Setting up a PostGIS database is a pain. Importing the entire State, County, and ZipCode sets is even worse. I did it here — note that I had to manually import Puerto Rican municipio (equivalent to counties) by tweaking the INSERT statements and unescaping some of the characters with diacritics and forcing PostgreSQL to run it as UTF-8. Hopefully that’ll save you some pain if you try this someday.
Census data is a mess. Know how to get to raw data from the homepage? Yeah. (Try the Download Center over here.) The data was pipe-delimited (and therefore, PostgreSQL could import it directly), but turning the many, many arbitrary columns into model fields was a pain.
Oh, and mixing data from disparate sources? (Say, the FBI Uniform Crime Reports, whose data is entirely distributed in Excel spreadsheets.) Good luck.
I would really love to see a more open method to access a lot of this data. After working on this project, I have to say that there are still significant barriers to doing useful things with open government data. ThisWeKnow uses RDF/SPARQL and is — judging from their goals and execution — an excellent start.
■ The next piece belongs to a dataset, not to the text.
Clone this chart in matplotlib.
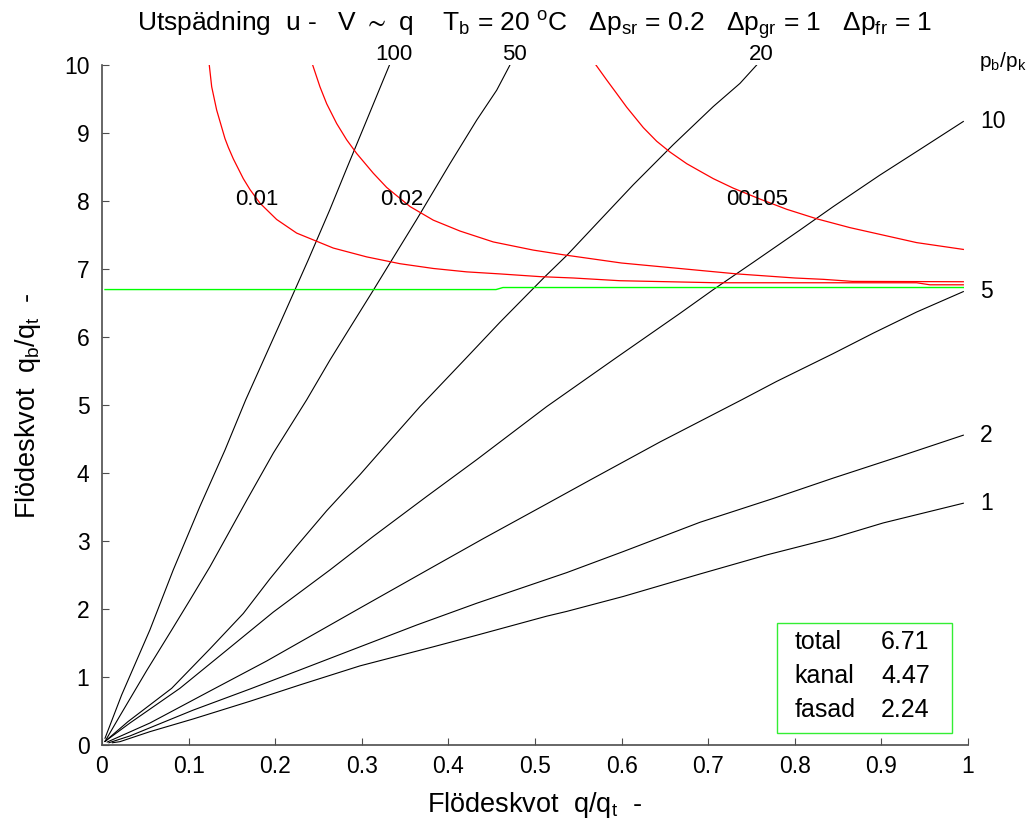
import numpy as np
import matplotlib
matplotlib.use("Agg")
import matplotlib.pyplot as plt
from matplotlib.patches import Rectangle

plt.rcParams["font.family"] = ["Liberation Sans", "DejaVu Sans"]
plt.rcParams["mathtext.default"] = "regular"

# p_b/p_k curves (black)
x_100 = [0.0035, 0.0227, 0.0554, 0.0823, 0.113, 0.142, 0.166, 0.2055, 0.238, 0.263, 0.2826, 0.3057, 0.3248, 0.332]
y_100 = [0.106, 0.742, 1.70, 2.58, 3.51, 4.34, 5.08, 6.20, 7.13, 7.87, 8.48, 9.19, 9.78, 10.0]

x_50 = [0.0035, 0.02, 0.0516, 0.0805, 0.1016, 0.1247, 0.144, 0.167, 0.198, 0.2364, 0.2633, 0.2825,
        0.3133, 0.3441, 0.3634, 0.3826, 0.4018, 0.4327, 0.4558, 0.4711]
y_50 = [0.06, 0.42, 1.10, 1.697, 2.138, 2.627, 3.07, 3.60, 4.30, 5.08, 5.665, 6.06,
        6.69, 7.33, 7.73, 8.14, 8.55, 9.19, 9.63, 10.0]

x_20 = [0.0035, 0.03, 0.0805, 0.1247, 0.1632, 0.194, 0.2248, 0.2595, 0.2979, 0.3248, 0.3672, 0.421, 0.4596,
        0.5115, 0.5366, 0.575, 0.6135, 0.6597, 0.7059, 0.7367, 0.756]
y_20 = [0.06, 0.35, 0.84, 1.42, 1.94, 2.45, 2.93, 3.45, 3.98, 4.37, 4.98, 5.70, 6.22,
        6.89, 7.20, 7.72, 8.24, 8.83, 9.39, 9.73, 10.0]

x_10 = [0.0035, 0.0323, 0.090, 0.144, 0.1978, 0.2633, 0.313, 0.375, 0.4327, 0.5135, 0.594, 0.6674, 0.706,
        0.752, 0.806, 0.8445, 0.898, 0.9446, 0.9946]
y_10 = [0.06, 0.33, 0.84, 1.40, 1.96, 2.58, 3.07, 3.66, 4.20, 4.98, 5.70, 6.35, 6.70,
        7.10, 7.575, 7.92, 8.38, 8.76, 9.17]

x_5 = [0.006, 0.0554, 0.1247, 0.190, 0.244, 0.298, 0.3788, 0.4403, 0.5135, 0.5635, 0.6443, 0.7387,
       0.779, 0.8445, 0.8907, 0.9407, 0.9946]
y_5 = [0.05, 0.33, 0.80, 1.24, 1.63, 2.02, 2.60, 3.04, 3.55, 3.90, 4.46, 5.08,
       5.35, 5.76, 6.06, 6.37, 6.67]

x_2 = [0.008, 0.0323, 0.1054, 0.171, 0.2286, 0.298, 0.3634, 0.4327, 0.5135, 0.5366, 0.602, 0.6905,
       0.7752, 0.8445, 0.9215, 0.9946]
y_2 = [0.04, 0.14, 0.52, 0.83, 1.11, 1.45, 1.77, 2.09, 2.44, 2.54, 2.85, 3.28,
       3.63, 3.93, 4.25, 4.56]

x_1 = [0.012, 0.0208, 0.0554, 0.1054, 0.171, 0.2286, 0.298, 0.3826, 0.4327, 0.5135, 0.5366, 0.602,
       0.6905, 0.7675, 0.8445, 0.902, 0.9946]
y_1 = [0.04, 0.056, 0.203, 0.39, 0.65, 0.89, 1.17, 1.45, 1.62, 1.90, 1.97, 2.19,
       2.52, 2.80, 3.05, 3.27, 3.56]

ratio_labels = ["100", "50", "20", "10", "5", "2", "1"]

# red curves
xr_01 = [0.1239, 0.1267, 0.1324, 0.142, 0.1459, 0.1517, 0.1632, 0.1709, 0.1824, 0.2017, 0.2248, 0.2671,
         0.3057, 0.3441, 0.3826, 0.4211, 0.4596, 0.5058, 0.5442, 0.598, 0.7098, 0.9407, 0.956, 0.9946]
yr_01 = [10.0, 9.68, 9.34, 8.92, 8.79, 8.62, 8.33, 8.17, 7.97, 7.73, 7.53, 7.31,
         7.18, 7.08, 7.01, 6.96, 6.93, 6.89, 6.87, 6.83, 6.80, 6.80, 6.77, 6.77]

xr_02 = [0.2433, 0.2517, 0.2595, 0.271, 0.2826, 0.2941, 0.3133, 0.3288, 0.3557, 0.3826, 0.4134, 0.4518,
         0.498, 0.5333, 0.5667, 0.600, 0.6333, 0.6667, 0.700, 0.7333, 0.7667, 0.800, 0.8333, 0.8667, 0.9946]
yr_02 = [10.0, 9.68, 9.43, 9.14, 8.90, 8.70, 8.41, 8.20, 7.92, 7.72, 7.56, 7.40,
         7.28, 7.21, 7.15, 7.09, 7.05, 7.01, 6.97, 6.93, 6.90, 6.87, 6.85, 6.82, 6.815]

xr_05 = [0.5704, 0.5828, 0.5944, 0.6059, 0.6251, 0.6405, 0.656, 0.6752, 0.6905, 0.7059, 0.7290,
         0.7598, 0.7906, 0.8253, 0.8637, 0.9022, 0.9407, 0.9946]
yr_05 = [10.0, 9.78, 9.58, 9.38, 9.08, 8.88, 8.72, 8.55, 8.44, 8.33, 8.19,
         8.03, 7.88, 7.74, 7.61, 7.50, 7.39, 7.29]

red_labels = ["0.01", "0.02", "00105"]

# green line (total)
x_g = [0.0035, 0.455, 0.463, 0.9946]
y_g = [6.70, 6.70, 6.73, 6.73]

box_names = ["total", "kanal", "fasad"]
box_values = [6.71, 4.47, 2.24]

fig = plt.figure(figsize=(10.30, 8.25), dpi=100)
ax = fig.add_axes([0.099, 0.0964, 0.8408, 0.8248])

black = [(x_100, y_100), (x_50, y_50), (x_20, y_20), (x_10, y_10), (x_5, y_5), (x_2, y_2), (x_1, y_1)]
for xs, ys in black:
    ax.plot(xs, ys, color="black", lw=0.8)

reds = [(xr_01, yr_01), (xr_02, yr_02), (xr_05, yr_05)]
for xs, ys in reds:
    ax.plot(xs, ys, color="#ff0000", lw=0.9)

ax.plot(x_g, y_g, color="#00ff00", lw=1.0)

ax.set_xlim(0, 1)
ax.set_ylim(0, 10)
ax.set_xticks(np.arange(0, 1.01, 0.1))
ax.set_xticklabels(["0", "0.1", "0.2", "0.3", "0.4", "0.5", "0.6", "0.7", "0.8", "0.9", "1"])
ax.set_yticks(range(11))
ax.spines["top"].set_visible(False)
ax.spines["right"].set_visible(False)
for s in ["left", "bottom"]:
    ax.spines[s].set_color("0.3")
    ax.spines[s].set_linewidth(1.2)
ax.tick_params(direction="in", length=5, width=0.8, color="0.3", labelsize=16.5)
ax.tick_params(axis="x", pad=7)
ax.tick_params(axis="y", pad=9)

# curve labels at the upper ends of the black curves
for xs, lab in zip([x_100, x_50, x_20], ratio_labels[:3]):
    ax.text(xs[-1] + 0.005, 10.15, lab, fontsize=16, ha="center", va="center", clip_on=False)
for ys, lab in zip([y_10, y_5, y_2, y_1], ratio_labels[3:]):
    ax.text(1.014, ys[-1], lab, fontsize=16.5, ha="left", va="center", clip_on=False)
ax.text(1.04, 10.05, "p$_b$/p$_k$", fontsize=15, ha="center", va="center", clip_on=False)

for xpos, lab in zip([0.1786, 0.346, 0.756], red_labels):
    ax.text(xpos, 8.02, lab, fontsize=16, ha="center", va="center")

# info box
ax.add_patch(Rectangle((0.7794, 0.0184), 0.2021, 0.1616, transform=ax.transAxes,
                       fill=False, edgecolor="#33ee33", lw=1.0))
for i, (name, val) in enumerate(zip(box_names, box_values)):
    yy = 0.152 - i * 0.05
    ax.text(0.800, yy, name, fontsize=18, ha="left", va="center", transform=ax.transAxes)
    ax.text(0.8995, yy, f"{val:.2f}", fontsize=18, ha="left", va="center", transform=ax.transAxes)

ax.text(0.5, 1.0485,
        "Utspädning  u -   V $\\sim$ q    T$_b$ = 20 $^o$C   $\\Delta$p$_{sr}$ = 0.2   "
        "$\\Delta$p$_{gr}$ = 1   $\\Delta$p$_{fr}$ = 1",
        fontsize=19, ha="center", va="baseline", transform=ax.transAxes)

ax.set_xlabel("Flödeskvot  q/q$_t$  -", fontsize=19.5)
ax.set_ylabel("Flödeskvot  q$_b$/q$_t$  -", fontsize=19.5)
ax.xaxis.set_label_coords(0.5, -0.066)
ax.yaxis.set_label_coords(-0.068, 0.5)

fig.savefig("out.png", dpi=100)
I don’t believe NationBrowse is “complete.” It’s a nice technology demo and was a nice experiment in building a large data app can be built with very few resources. But it’s a data ghetto. It’s a standalone site, with very little context and very little use of the massive underlying dataset.
If I could have another go at this, I’d have emphasized data export functionality or some other way to get “joined” data from disparate sets and sources. Possibly create an API around the underlying data. And even then, the data still needs to go in, somehow.
But hey, if four guys in college can find a way to make something of that data, for (near-)free, maybe there’s hope.